European coatings producers also benefit from the enormous sums of money being poured into oil, gas and other energy projects in the Middle East.
They have been re-organizing their operations in order to target the mega-projects in the region related to the oil and gas industry, like offshore rigs and platforms and onshore power plants and refineries. Jotun's protective coatings sales increased by 40% last year in the Middle East, against 30% in Europe.
The Norwegian company has set up an Offshore Concept Team, based in Singapore, to collect and analyse information on the offshore industry to help improve sales and marketing and customer management in the Middle East, as well as in Asia and elsewhere in the world.

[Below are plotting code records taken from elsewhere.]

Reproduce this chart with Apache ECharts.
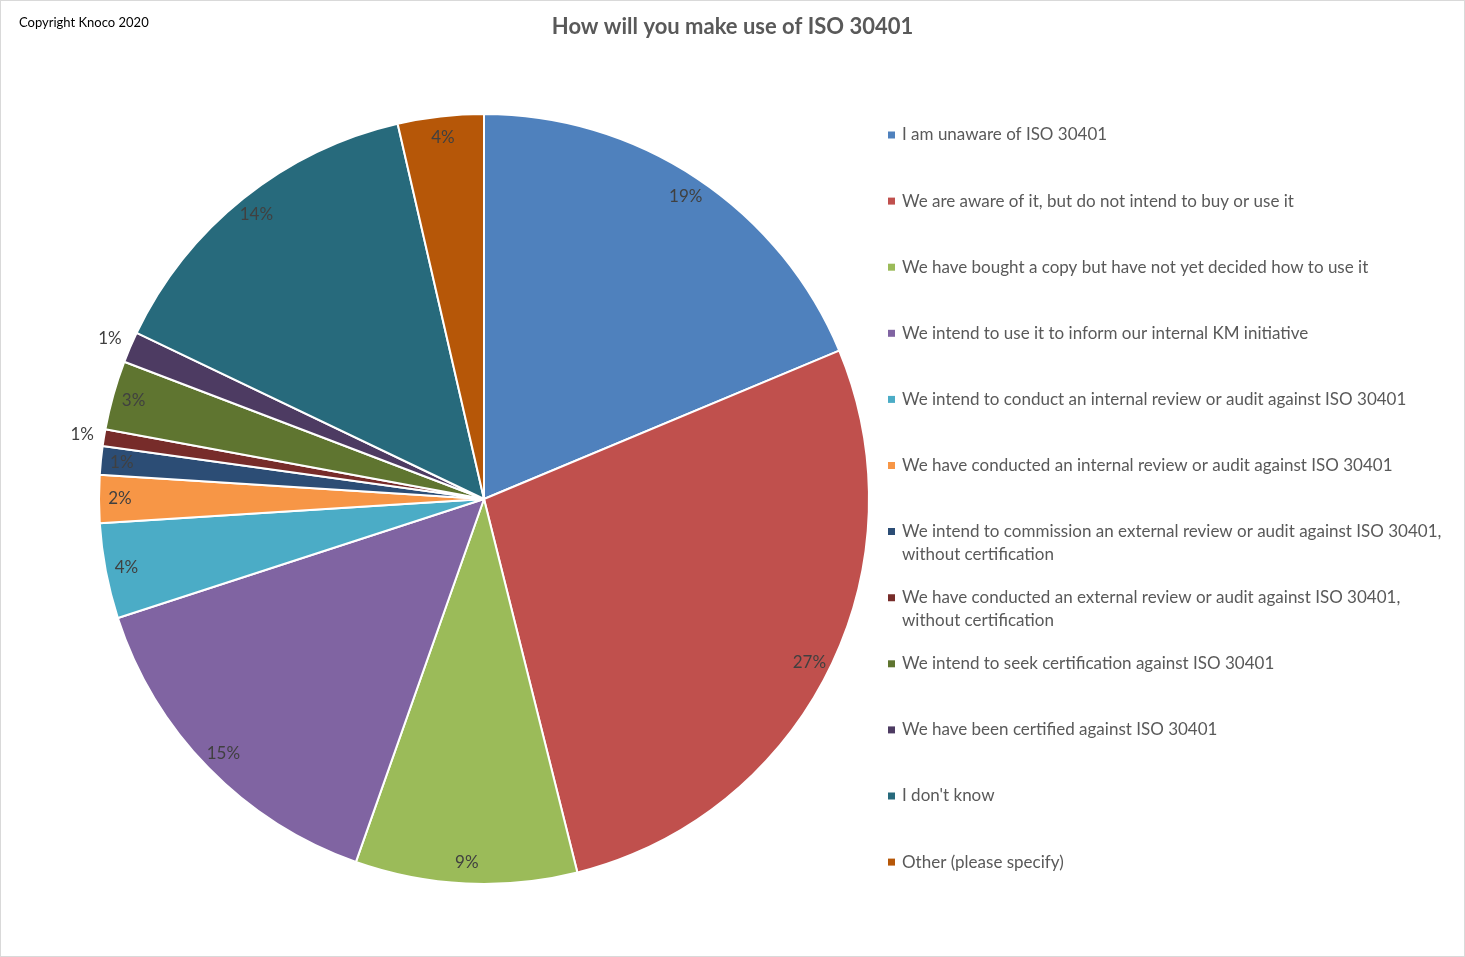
<!DOCTYPE html>
<html>
<head>
<meta charset="utf-8">
<title>How will you make use of ISO 30401</title>
<script src="https://cdn.jsdelivr.net/npm/echarts@6/dist/echarts.min.js"></script>
<style>
	html, body { margin: 0; padding: 0; background: #fff; }
	#chart { width: 1465px; height: 957px; border: 1px solid #d9d9d9; box-sizing: border-box; }
</style>
</head>
<body>
<div id="chart"></div>
<script>
// answers, clockwise from 12 o'clock
var answers = [
	'I am unaware of ISO 30401',
	'We are aware of it, but do not intend to buy or use it',
	'We have bought a copy but have not yet decided how to use it',
	'We intend to use it to inform our internal KM initiative',
	'We intend to conduct an internal review or audit against ISO 30401',
	'We have conducted an internal review or audit against ISO 30401',
	'We intend to commission an external review or audit against ISO 30401,\nwithout certification',
	'We have conducted an external review or audit against ISO 30401,\nwithout certification',
	'We intend to seek certification against ISO 30401',
	'We have been certified against ISO 30401',
	"I don't know",
	'Other (please specify)'
];
// share of responses, %
var shares = [18.7, 27.4, 9.3, 14.6, 4.0, 2.0, 1.2, 0.7, 2.9, 1.3, 14.3, 3.6];

var colors = ['#4F81BD', '#C0504D', '#9BBB59', '#8064A2', '#4BACC6', '#F79646',
	'#2C4D75', '#772C2A', '#5F7530', '#4D3B62', '#276A7C', '#B65708'];

var FONT = 'Lato';
var cx = 483, cy = 498, R = 385;
var outsideIdx = [7, 9]; // labels Excel pushed outside the pie

var pieData = answers.map(function(name, i) {
	return {name: name, value: shares[i]};
});

function pctLabel(p) {
	return Math.round(p.percent) + '%';
}

// one legend per entry so the rows keep an even step
var legends = answers.map(function(name, i) {
	var twoLines = name.indexOf('\n') >= 0;
	return {
		orient: 'vertical',
		left: 887,
		top: 134 + i * 66.1 - 11.5,
		padding: 0,
		itemWidth: 7,
		itemHeight: twoLines ? 30 : 7,
		itemStyle: {borderWidth: 0},
		selectedMode: false,
		textStyle: {fontFamily: FONT, fontSize: 17, color: '#595959', lineHeight: 23, padding: [0, 0, 0, 2]},
		data: [{
			name: name,
			// square sits on the first text line
			icon: twoLines ? 'path://M0,0h7v7h-7z M0,30h0.01v0.01h-0.01z' : 'rect'
		}]
	};
});

var myChart = echarts.init(document.getElementById('chart'));
var option = {
	color: colors,
	animation: false,
	title: [{
		text: 'How will you make use of ISO 30401',
		left: 'center',
		top: 15,
		padding: 0,
		textStyle: {fontFamily: FONT, fontSize: 22, fontWeight: 'bold', color: '#595959'}
	}, {
		text: 'Copyright Knoco 2020',
		left: 18,
		top: 15,
		padding: 0,
		textStyle: {fontFamily: FONT, fontSize: 13, fontWeight: 'normal', color: '#000'}
	}],
	legend: legends,
	series: [
		{
			name: 'answers',
			type: 'pie',
			center: [cx, cy],
			radius: R,
			startAngle: 90,
			clockwise: true,
			label: {show: false},
			labelLine: {show: false},
			itemStyle: {borderColor: '#fff', borderWidth: 2},
			emphasis: {disabled: true},
			data: pieData
		},
		{
			// invisible ring to put labels near the rim
			name: 'labels',
			type: 'pie',
			center: [cx, cy],
			radius: [R - 48, R],
			startAngle: 90,
			silent: true,
			itemStyle: {color: 'rgba(0,0,0,0)'},
			label: {
				show: true,
				position: 'inside',
				fontFamily: FONT,
				fontSize: 17,
				color: '#404040',
				formatter: function(p) {
					return outsideIdx.indexOf(p.dataIndex) >= 0 ? '' : pctLabel(p);
				}
			},
			labelLine: {show: false},
			emphasis: {disabled: true},
			data: pieData
		},
		{
			name: 'labelsOut',
			type: 'pie',
			center: [cx, cy],
			radius: [R, R + 38],
			startAngle: 90,
			silent: true,
			itemStyle: {color: 'rgba(0,0,0,0)'},
			label: {
				show: true,
				position: 'inside',
				fontFamily: FONT,
				fontSize: 17,
				color: '#404040',
				formatter: function(p) {
					return outsideIdx.indexOf(p.dataIndex) >= 0 ? pctLabel(p) : '';
				}
			},
			labelLine: {show: false},
			emphasis: {disabled: true},
			data: pieData
		}
	]
};
myChart.setOption(option);
</script>
</body>
</html>
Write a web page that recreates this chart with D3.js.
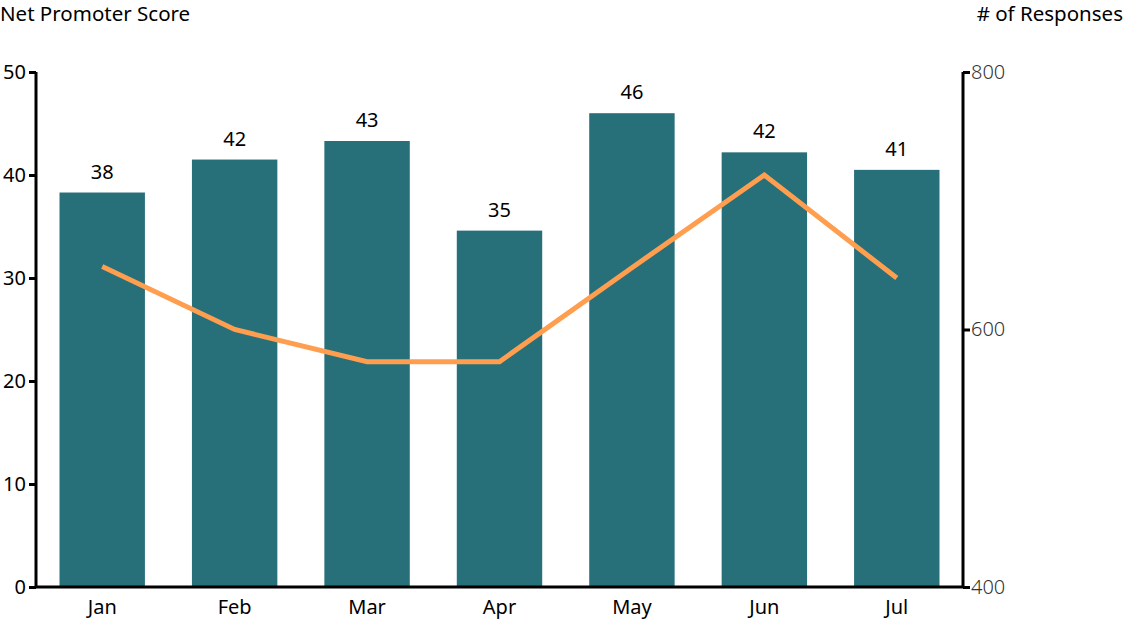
<!DOCTYPE html>
<html>
<head>
<meta charset="utf-8">
<script src="https://cdn.jsdelivr.net/npm/d3@7"></script>
<style>
  html, body { margin: 0; padding: 0; background: #fff; }
  svg { display: block; font-family: "Noto Sans", "Open Sans", sans-serif; }
</style>
</head>
<body>
<svg id="chart" width="1124" height="620"></svg>
<script>
const months = ["Jan", "Feb", "Mar", "Apr", "May", "Jun", "Jul"];
const npsScores = [38.3, 41.5, 43.3, 34.6, 46.0, 42.2, 40.5];
const responses = [649, 600, 575, 575, 648, 720, 640];
const leftTicks = [0, 10, 20, 30, 40, 50];
const rightTicks = [400, 600, 800];

const svg = d3.select("#chart");
const pLeft = 36, pRight = 963, pTop = 72, pBottom = 587;

const x = d3.scaleBand().domain(months).range([pLeft, pRight])
  .paddingInner(0.355).paddingOuter(0.1775);
const yL = d3.scaleLinear().domain([0, 50]).range([pBottom, pTop]);
const yR = d3.scaleLinear().domain([400, 800]).range([pBottom, pTop]);

// bars
svg.append("g").selectAll("rect").data(months).join("rect")
  .attr("x", d => x(d))
  .attr("width", x.bandwidth())
  .attr("y", (d, i) => yL(npsScores[i]))
  .attr("height", (d, i) => pBottom - yL(npsScores[i]))
  .attr("fill", "#277079");

// bar labels
svg.append("g").selectAll("text").data(months).join("text")
  .attr("x", d => x(d) + x.bandwidth() / 2)
  .attr("y", (d, i) => yL(npsScores[i]) - 14)
  .attr("text-anchor", "middle")
  .attr("font-size", 20)
  .attr("fill", "#000")
  .text((d, i) => Math.round(npsScores[i]));

// line
const line = d3.line()
  .x((d, i) => x(months[i]) + x.bandwidth() / 2)
  .y(d => yR(d));
svg.append("path").datum(responses)
  .attr("d", line)
  .attr("fill", "none")
  .attr("stroke", "#FF9E4F")
  .attr("stroke-width", 5)
  .attr("stroke-linejoin", "miter");

// axes
const axL = svg.append("g").attr("transform", `translate(${pLeft},0)`)
  .call(d3.axisLeft(yL).tickValues(leftTicks).tickSize(7).tickPadding(3));
axL.selectAll("path, line").attr("stroke", "#000").attr("stroke-width", 3);
axL.select(".domain").attr("d", `M0,${pTop}V${pBottom}`);
axL.selectAll("text").attr("font-size", 20).attr("fill", "#000").attr("font-family", "Noto Sans");

const axR = svg.append("g").attr("transform", `translate(${pRight},0)`)
  .call(d3.axisRight(yR).tickValues(rightTicks).tickSize(7).tickPadding(1));
axR.selectAll("path, line").attr("stroke", "#000").attr("stroke-width", 3);
axR.select(".domain").attr("d", `M0,${pTop}V${pBottom}`);
axR.selectAll("text").attr("font-size", 20).attr("fill", "#333").attr("font-weight", 300).attr("font-family", "Noto Sans");

const axB = svg.append("g").attr("transform", `translate(0,${pBottom})`)
  .call(d3.axisBottom(x).tickSize(0).tickPadding(13));
axB.select(".domain").attr("stroke", "#000").attr("stroke-width", 3)
  .attr("d", `M${pLeft},0H${pRight}`);
axB.selectAll("text").attr("font-size", 20).attr("fill", "#000").attr("font-family", "Noto Sans");

// axis titles
svg.append("text").attr("x", 0).attr("y", 21)
  .attr("font-size", 20.5).attr("fill", "#000").text("Net Promoter Score");
svg.append("text").attr("x", 1123).attr("y", 21).attr("text-anchor", "end")
  .attr("font-size", 20.5).attr("fill", "#000").text("# of Responses");
</script>
</body>
</html>
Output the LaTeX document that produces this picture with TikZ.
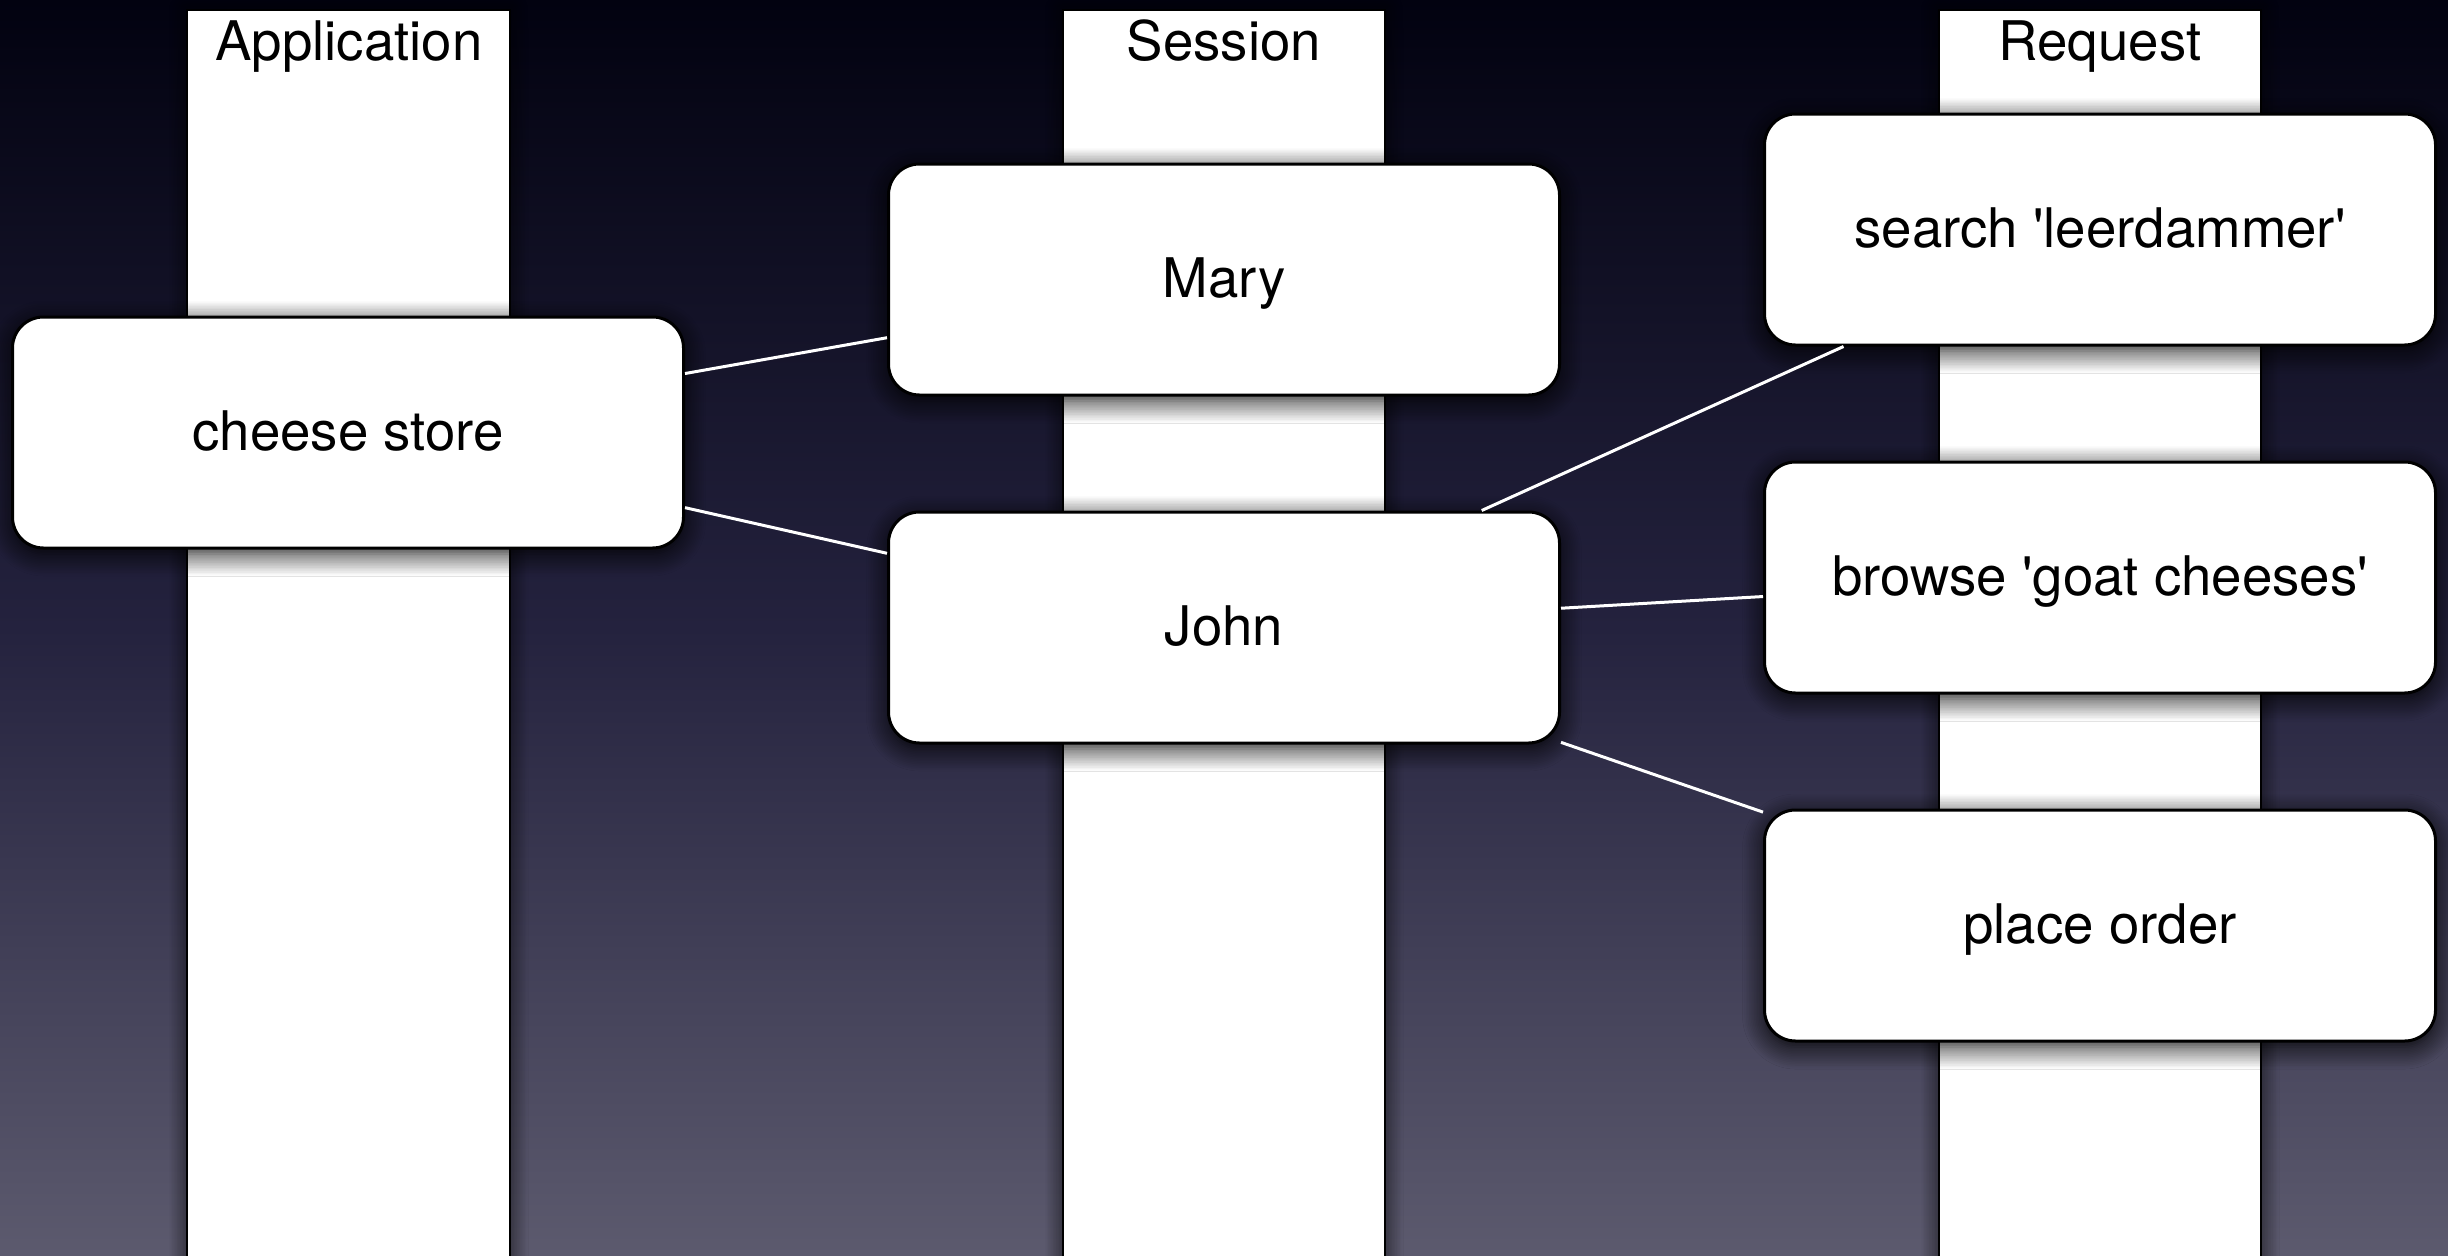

One of Jotun's biggest offshore customers is Seadrill, a Bermuda-based offshore contractor, which has 37 drilling units and 13 under construction around the world. Jotun's global support for the drilling specialist supplements a deal which covers Seadrill's offshore units in the North Sea.
In line with a policy of establishing itself as a single source of protective coatings for customers, Hempel last year reached a five-year agreement with Saudi Aramco, Saudi Arabia's state-owned oil company with the world's biggest crude oil reserves. The deal extends not just to the supply of coatings but also IT services, logistics, technical services and new product development.
The sort of environmental and safety standards which have been helping push protective coatings sales in the EU are being introduced in regions around Europe.
As a result there is likely to be a greater use of waterborne and high solid coatings based on epoxy and polyurethane resins both within and outside Europe. At the same time applications of solvent protective coatings could decrease.
"In Russia, for example, the biggest demand is for solvent protective coatings because they are cheaper and easier to use than waterborne but even there the use of solvent coatings will shrink," said Jarvinen. "Waterborne coatings are popular in the Scandinavian protective market but elsewhere the trend seems generally to be towards high solids which are growing strongly in Western Europe as a whole and will gradually become more common in Eastern Europe as well."
However, in Western Europe, in particular, tougher environmental standards than those required by EU legislation are becoming more prevalent. These are linked to safety and performance standards as well.
The Norway's petroleum sector, for example, has a range of standards labelled Norsok which set thickness levels and numbers of coats while laying down specific test methods. The country has an inspection system covering corrosion protection and surface treatment standards, which is being extended to other parts of Scandinavia.
In the rapidly growing renewable energy market in Europe, standards are being laid down by wind turbine manufacturers which go well beyond regulatory limits.
Vestas of Denmark, the world's leading supplier of wind power system, has drawn up a black list of chemicals which cannot be used in its turbines as it strives to ensure that its machines have completely environmentally friendly life cycles through to their recycling or disposal.